Gibraltar makes sense only if you look beyond that word -- so apparently anachronistic in a Europe of increasingly blurred sovereignties -- and at the source of its people's passions. Those run so high at present that when Jack Straw, Britain's foreign minister, visited the colony recently, he was jostled by ordinary Gibraltarians, among the most loyal subjects of the British crown, and called "traitor," "Judas," and "bastard." This would be akin to Donald Rumsfeld, say, being hectored at a reunion of World War II vets.

But Mr. Straw, at the forefront of negotiations with Spain over Gibraltar , was sworn at for a very good reason. Gibraltarians are that rarest of political tribes, a colonial people who, far from seeking independence from the metropolitan power, wish instead to remain colonial. In this, they are like the Falkland Islanders, and are mightily unimpressed that a Britain which won't cede even the smallest stake in its South Atlantic colonial outpost to Argentina, is willing to go so far as to offer "joint sovereignty" over Gibraltar to Spain.

In doing so, the British government has ignored the express wishes of Gibraltar's people, who want not merely to remain British -- which they will, of course, under any co-sovereignty deal with Madrid -- but also reject passionately the notion of any Spanish title to their land. The last time there was a referendum on the Rock, in 1967, 99% of the people of Gibraltar voted to remain British. (This must be the only example in voting history where a 99% verdict was neither fraudulent nor risible, but, instead, a true reflection of a population's political bent.)

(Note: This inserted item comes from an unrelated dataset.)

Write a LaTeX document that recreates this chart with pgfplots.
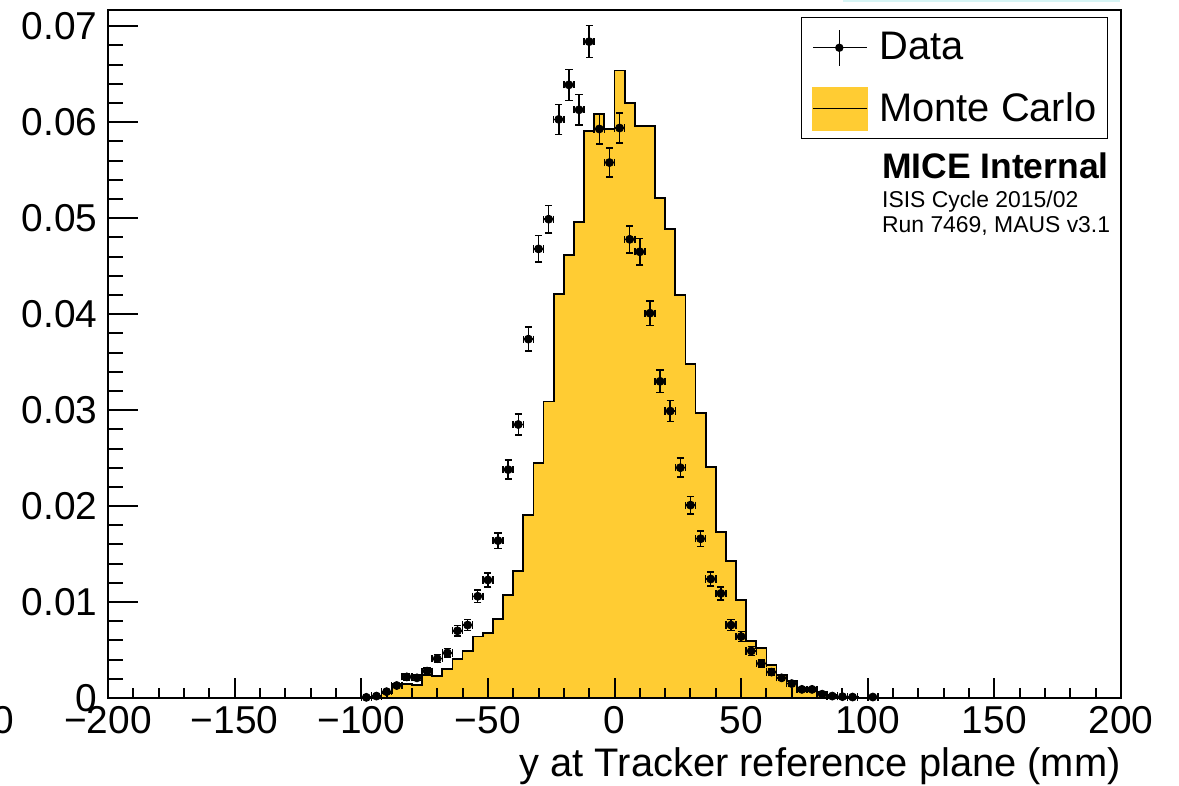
\documentclass[border=0pt]{standalone}
\usepackage{fontspec}
\setmainfont{Liberation Sans}
\usepackage{pgfplots}
\pgfplotsset{compat=1.18}
\usepackage{pgfplotstable}
\definecolor{mcyellow}{RGB}{255,204,51}
\definecolor{edgecyan}{RGB}{215,245,245}

% Data: bin centre, normalised count, stat. error
\pgfplotstableread{
x y ey
-98 0.00007 0.000054
-94 0.0002 0.00009
-90 0.00066 0.000165
-86 0.0013 0.00023
-82 0.0022 0.0003
-78 0.0021 0.00029
-74 0.0028 0.00034
-70 0.0041 0.00041
-66 0.0047 0.00044
-62 0.0070 0.00054
-58 0.0076 0.00056
-54 0.0106 0.00066
-50 0.0123 0.00071
-46 0.0164 0.00082
-42 0.0238 0.00099
-38 0.0285 0.00108
-34 0.0374 0.00124
-30 0.0468 0.00138
-26 0.0499 0.00143
-22 0.0603 0.00157
-18 0.0639 0.00162
-14 0.0613 0.00158
-10 0.0684 0.00167
-6 0.0593 0.00156
-2 0.0558 0.00151
2 0.0594 0.00156
6 0.0478 0.0014
10 0.0465 0.00138
14 0.0401 0.00128
18 0.0330 0.00116
22 0.0299 0.00111
26 0.0240 0.00099
30 0.0201 0.00091
34 0.0166 0.00082
38 0.0124 0.00071
42 0.0109 0.00067
46 0.0076 0.00056
50 0.0064 0.00051
54 0.0049 0.00045
58 0.0036 0.00038
62 0.0027 0.00033
66 0.0021 0.00029
70 0.0015 0.00025
74 0.0009 0.00019
78 0.0009 0.00019
82 0.0004 0.00013
86 0.0002 0.00009
90 0.00014 0.000076
94 0.0001 0.000064
102 0.0001 0.000064
}\datatab

% Monte Carlo: bin left edge, normalised content (4 mm bins)
\pgfplotstableread{
x y
-100 0
-96 0.0001
-92 0.0005
-88 0.00146
-84 0.0015
-80 0.00135
-76 0.0024
-72 0.0023
-68 0.0030
-64 0.0041
-60 0.0049
-56 0.0064
-52 0.0068
-48 0.0082
-44 0.0107
-40 0.0132
-36 0.0191
-32 0.0245
-28 0.0309
-24 0.0421
-20 0.0462
-16 0.0496
-12 0.0591
-8 0.0609
-4 0.0593
0 0.0654
4 0.0620
8 0.0596
12 0.0596
16 0.0521
20 0.0489
24 0.0420
28 0.0348
32 0.0297
36 0.0241
40 0.0173
44 0.0143
48 0.0102
52 0.0059
56 0.0052
60 0.0034
64 0.0024
68 0.0018
72 0.0011
76 0.0010
80 0.00066
84 0.0003
88 0.0001
92 0.0001
96 0
100 0
}\mctab

\begin{document}
\begin{tikzpicture}
\pgfplotsset{rootframe/.style={
    scale only axis, width=506.5bp, height=344bp,
    xmin=-200, xmax=200, ymin=0, ymax=0.0717,
    axis line style={line width=1bp},
    every tick/.style={black, line width=1bp},
    tick align=inside,
    xtick pos=bottom, ytick pos=left,
    ticklabel style={font=\fontsize{19.5}{23}\selectfont, inner sep=0pt},
}}
\begin{axis}[
    rootframe, name=ax,
    axis on top, clip=false,
    xtick=\empty,
    ytick={0,0.01,0.02,0.03,0.04,0.05,0.06,0.07},
    yticklabels={0,0.01,0.02,0.03,0.04,0.05,0.06,0.07},
    minor y tick num=4,
    major tick length=15bp, minor tick length=7.5bp,
    yticklabel style={xshift=-5bp},
    legend cell align=left,
    legend style={at={(rel axis cs:0.9872,0.9898)}, anchor=north east,
        draw=black, line width=0.75bp, fill=white,
        inner xsep=5.5bp, inner ysep=0pt, row sep=0.5bp,
        nodes={inner sep=0pt, minimum height=30bp, anchor=west,
               font=\fontsize{20}{24}\selectfont},
        /tikz/every odd column/.append style={column sep=5.5bp}},
]
\addlegendimage{legend image code/.code={
    \draw[black, line width=0.75bp] (0bp,0bp) -- (27bp,0bp);
    \draw[black, line width=0.75bp] (13bp,-9bp) -- (13bp,9bp);
    \fill[black] (13bp,0bp) circle (1.7bp);}}
\addlegendentry{Data}

\addplot[const plot mark left, fill=mcyellow, draw=black, line width=0.9bp,
    legend image code/.code={
    \fill[mcyellow] (0bp,-10.5bp) rectangle (27bp,10.5bp);
    \draw[black, line width=0.75bp] (0bp,0bp) -- (27bp,0bp);}]
    table[x=x, y=y] {\mctab} \closedcycle;
\addlegendentry{Monte Carlo}

\addplot[forget plot, only marks, mark=*, mark size=2bp, black,
    error bars/.cd, x dir=both, x fixed=2, y dir=both, y explicit,
    error bar style={line width=0.75bp, black},
    error mark=-,
    error mark options={rotate=90, black, line width=0.75bp, mark size=1.8bp}]
    table[x=x, y=y, y error=ey] {\datatab};

\node[anchor=base west, inner sep=0pt, font=\bfseries\fontsize{17.8}{20}\selectfont]
    at (rel axis cs:0.7638,0.7544) {MICE Internal};
\node[anchor=base west, inner sep=0pt, font=\fontsize{11.5}{13}\selectfont]
    at (rel axis cs:0.7638,0.7122) {ISIS Cycle 2015/02};
\node[anchor=base west, inner sep=0pt, font=\fontsize{11.5}{13}\selectfont]
    at (rel axis cs:0.7638,0.6773) {Run 7469, MAUS v3.1};
\node[anchor=north east, inner sep=0pt, font=\fontsize{19.5}{23}\selectfont]
    at (rel axis cs:0,0) [xshift=-46.5bp, yshift=-4bp] {0};
\end{axis}

% second frame: x ticks are shorter than y ticks in the original
\begin{axis}[
    rootframe,
    ytick=\empty,
    xtick={-200,-150,-100,-50,0,50,100,150,200},
    xticklabels={−200,−150,−100,−50,0,50,100,150,200},
    minor x tick num=4,
    major tick length=10bp, minor tick length=5bp,
    xticklabel style={yshift=-4bp},
    xlabel={y at Tracker reference plane (mm)},
    xlabel style={at={(rel axis cs:1,0)}, anchor=base east, yshift=-39bp,
        inner sep=0pt, font=\fontsize{20}{24}\selectfont},
]
\end{axis}

\draw[edgecyan, line width=1bp] ([xshift=367.5bp, yshift=4.5bp]ax.north west)
    -- ([xshift=506bp, yshift=4.5bp]ax.north west);
\pgfresetboundingbox
\path ([xshift=-54bp,yshift=-44bp]ax.south west) rectangle ([xshift=29bp,yshift=5bp]ax.north east);
\end{tikzpicture}
\end{document}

Observers in this country might ask, however, what all the current fuss is about. Is Spain so bad? In 1967, for sure, "Generalísimo" Francisco Franco was in power, and no Briton in his right mind -- and Gibraltarians are, above all else, Britons -- would have wanted to trade the protection of the mother of all parliaments for an undemocratic Spanish regime. But isn't today's Spain modern, and democratic, and "European"? What have Gibraltarians to fear?

Gibraltarians regard such questions as insulting, viewing them, rightly, as resting on a regard of the colony's people as ciphers, or as pawns in a larger diplomatic game between Britain and Spain. In effect, they are being asked: Why do you care so much about what nationality you are? To which Gibraltarians reply, For the same reason someone in Manchester would. Or in the Falklands.

Such double-standards aside, Gibraltarians are right to continue to be fearful of Spain. Recently, Josep Pique, the Spanish foreign minister, uttered remarks that laid bare the contempt with which Spain has consistently regarded them: "The Spanish government has always said that the wishes of the Gibraltarians were irrelevant on the issue of sovereignty, which is about territory and not about people." His predecessor, a man with an equally poor understanding of the notion of self-determination, was famous for declaiming at meetings that the people of Gibraltar had "no standing."

Spain is Western Europe's newest and most immature democracy, and its attitude to Gibraltar -- You people don't count -- should be enough to end all debate on the Rock, and in the House of Commons. Instead of wooing the Gibraltarians, which any mature democracy might do, Spain has sought to intimidate them and to strong-arm Britain into handing over the colony.

"If you want me," the Gibraltarian says to Spain, "you have to give me good reason to accept you." So far, all he has seen in the way Spain behaves toward him has done no more than convince him of the virtues of British rule.